The reports about Halimi in France did not mention that he was Jewish. Halimi's family was livid. His mother accused the authorities of ignoring the anti-Semitic factor. "Had Ilan not been Jewish, he would not have been murdered," she said. She was widely quoted in the French media, and the authorities began to retreat.

On Tuesday French Interior Minister Nicolas Sarkozy said that "the murder had anti-Semitic motives." "They kidnapped and murdered him because he was Jewish - in their words, the Jews have money," he said.

This coming Sunday a huge procession in his memory is scheduled to take place in Paris. Jewish organizations, French political parties and anti-violence groups are to join in the demonstration.
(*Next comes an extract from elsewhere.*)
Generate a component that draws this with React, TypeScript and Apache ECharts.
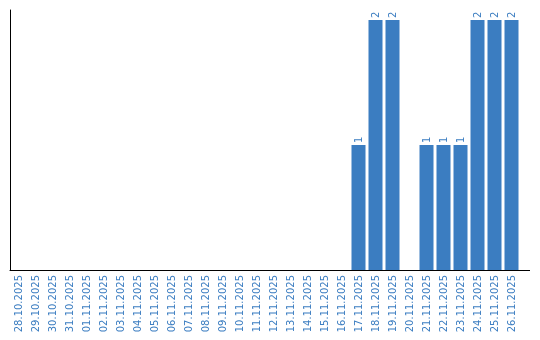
import React, { useEffect, useRef } from "react";
import * as echarts from "echarts";

const categories: string[] = [
  "28.10.2025", "29.10.2025", "30.10.2025", "31.10.2025", "01.11.2025",
  "02.11.2025", "03.11.2025", "04.11.2025", "05.11.2025", "06.11.2025",
  "07.11.2025", "08.11.2025", "09.11.2025", "10.11.2025", "11.11.2025",
  "12.11.2025", "13.11.2025", "14.11.2025", "15.11.2025", "16.11.2025",
  "17.11.2025", "18.11.2025", "19.11.2025", "20.11.2025", "21.11.2025",
  "22.11.2025", "23.11.2025", "24.11.2025", "25.11.2025", "26.11.2025",
];

const values: number[] = [
  0, 0, 0, 0, 0, 0, 0, 0, 0, 0,
  0, 0, 0, 0, 0, 0, 0, 0, 0, 0,
  1, 2, 2, 0, 1, 1, 1, 2, 2, 2,
];

const BLUE = "#3b7dc1";

export default function App() {
  const ref = useRef<HTMLDivElement>(null);
  useEffect(() => {
    if (!ref.current) return;
    const chart = echarts.init(ref.current, undefined, { renderer: "svg" });
    chart.setOption({
      animation: false,
      grid: { left: 10, top: 10, width: 510, bottom: 70, containLabel: false },
      xAxis: {
        type: "category",
        data: categories,
        axisLine: { show: true, lineStyle: { color: "#000", width: 1 } },
        axisTick: { show: false },
        axisLabel: {
          rotate: 90,
          interval: 0,
          margin: 5,
          color: BLUE,
          fontSize: 10,
          fontFamily: "DejaVu Sans",
        },
      },
      yAxis: {
        type: "value",
        min: 0,
        max: 2.08,
        axisLine: { show: true, lineStyle: { color: "#000", width: 1 } },
        axisTick: { show: false },
        axisLabel: { show: false },
        splitLine: { show: false },
      },
      graphic: [
        {
          type: "line",
          shape: { x1: 519, y1: 270.5, x2: 530, y2: 270.5 },
          style: { stroke: "#000", lineWidth: 1 },
        },
      ],
      series: [
        {
          type: "bar",
          data: values,
          barWidth: 14,
          itemStyle: { color: BLUE },
          label: {
            show: true,
            position: "top",
            rotate: 90,
            align: "left",
            verticalAlign: "middle",
            distance: 2,
            color: BLUE,
            fontSize: 10,
            fontFamily: "DejaVu Sans",
            formatter: (p: any) => (p.value ? String(p.value) : ""),
          },
        },
      ],
    });
    return () => chart.dispose();
  }, []);
  return (
    <div
      ref={ref}
      style={{ position: "fixed", left: 0, top: 0, width: 540, height: 340 }}
    />
  );
}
It seems that it is human nature to enter a state of denial about serious threats to one's safety and that of one's family. Even as the hyenas circle the herd the gazelle graze nervously in hopes that the killers will pass them by.

Caroline Glick finds this phenomenon rampant in the governments of both France and Israel and is deeply disturbed by it. The civilized world is being challenged by Islamism to defend itself, and in too many quarters the response is to cower and to pretend there is no threat.

This timidity only emboldens those who are even now circling their psychologically weakened prey, darting in to take a nip, wearing it down, draining away its will to live. When the hyenas sense that the West has lost its will to fight for its civilization they will surge upon it, rip it to pieces, and gorge themselves on its remains.

The murder of this young Jewish man at the hands of French Muslim kidnappers is not just a horrific atrocity, it is a synecdoche for the future the Muslim world envisions for the West. Ilan Halimi and others, like Theo Van Gogh, are just the first drops of the approaching storm.